CRITICAL GRAPHIC DESIGN

INFO

As a result of the advancement of globalisation, social, political and environmental issues have risen to the attention of designers seeking to engage in the discourse through their expertise.

In the discipline of Graphic Design, this mode of inquiry through design is currently known as Critical Graphic Design (CGD), which this compendium explores through an analysis of works by Metahaven who are the most prominent practitioners of the field.

This evaluation of the field is accompanied by critiques by respected design academics, critics and practitioners, with the compendium design inspired by the worldview of Metahaven who believe in designing virtual surfaces.

TYPE
Editorial
ROLE
Research, Copywriting, Art Direction, Visual Design, Editorial
CLIENT
LASALLE College of The Arts

Art Direction

Inspired by the practice of anti-design visual approach adopted by the CGD studios mentioned in the compendium, the publication is designed to balance disorientation with legibility, by inverting editorial conventions subtly.

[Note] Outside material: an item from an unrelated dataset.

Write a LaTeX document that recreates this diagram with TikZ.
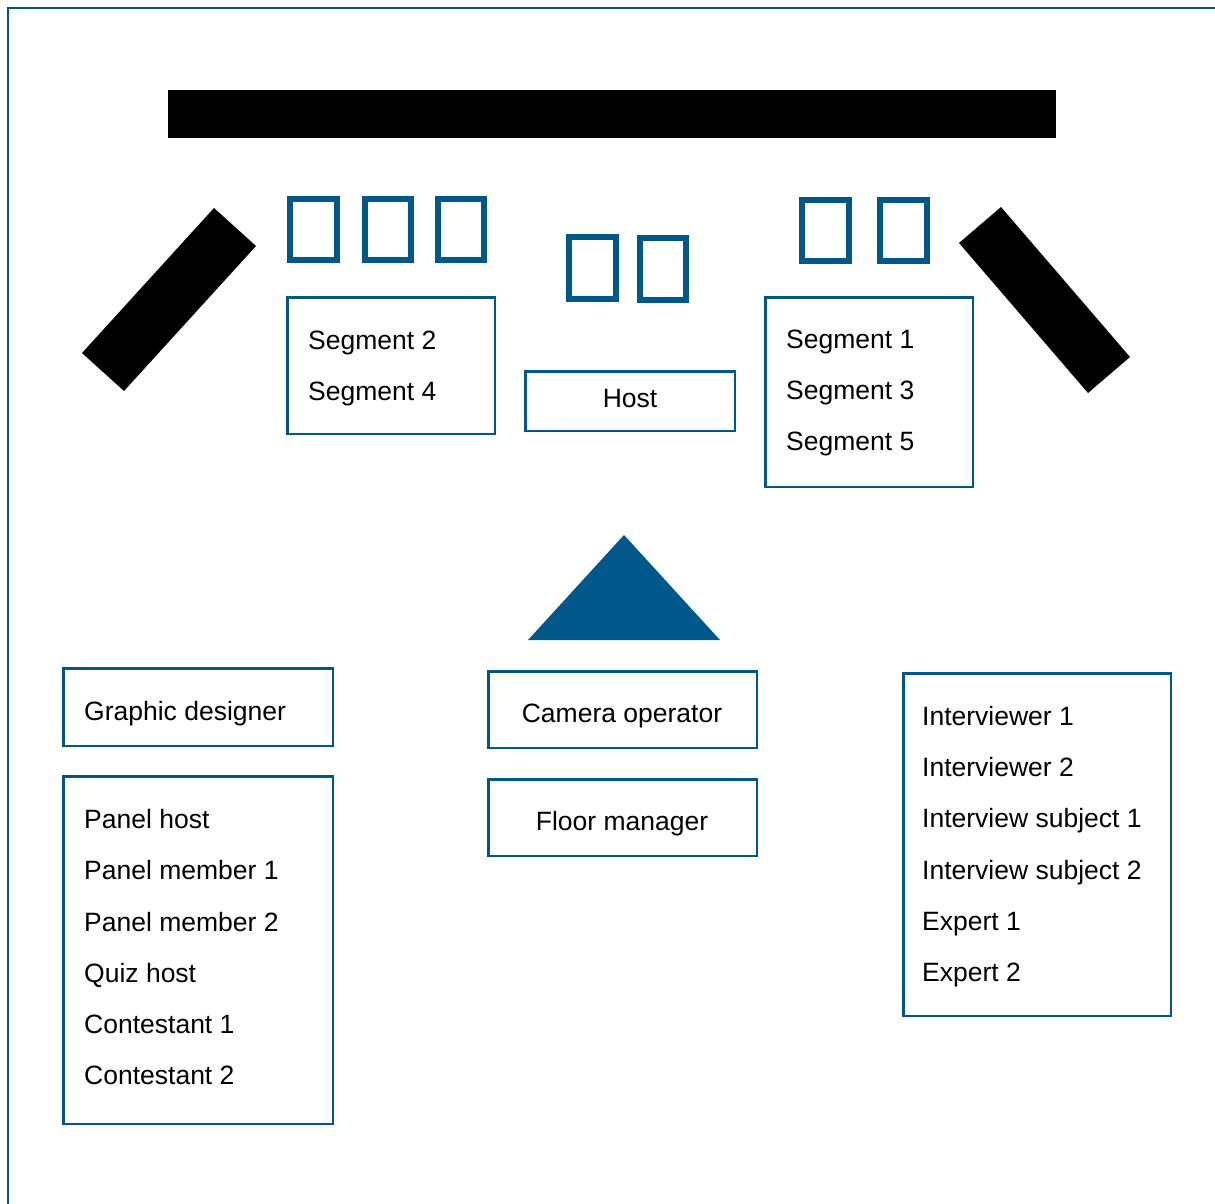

This is achieved by obscuring the book by printing a holographic artwork onto the book cover, placing emphasis on the running header through a black bar that increases with size as the reader progresses, interjecting paragraphs with slanted quotes, incorporating warped or stretched text as part of the decorative elements, and lastly purposefully binding the book with a black thick thread which pierce through and permeate the pages to distract or cause mild visual discomfort to the reader.

Typeface Choices

Lastly, the typefaces chosen, ‘Dead History’ and ‘Neutral’ are typefaces which reflect the need to highlight discourse through design. The former was created to evoke discourse on the nature of communication due to the invention of personal computers at that period of time, which according to its creator P. Scott Makela, signalled the end of conventional type design and traditional communications.

On the other hand, the latter was created by Kai Bernau, as a response for the need of true transparency and neutrality, void of stylistic associations that are usually affected by the type designer’s socio-cultural influences, thereby placing emphasis on the written content as a result of the typeface being “invisible” in the background.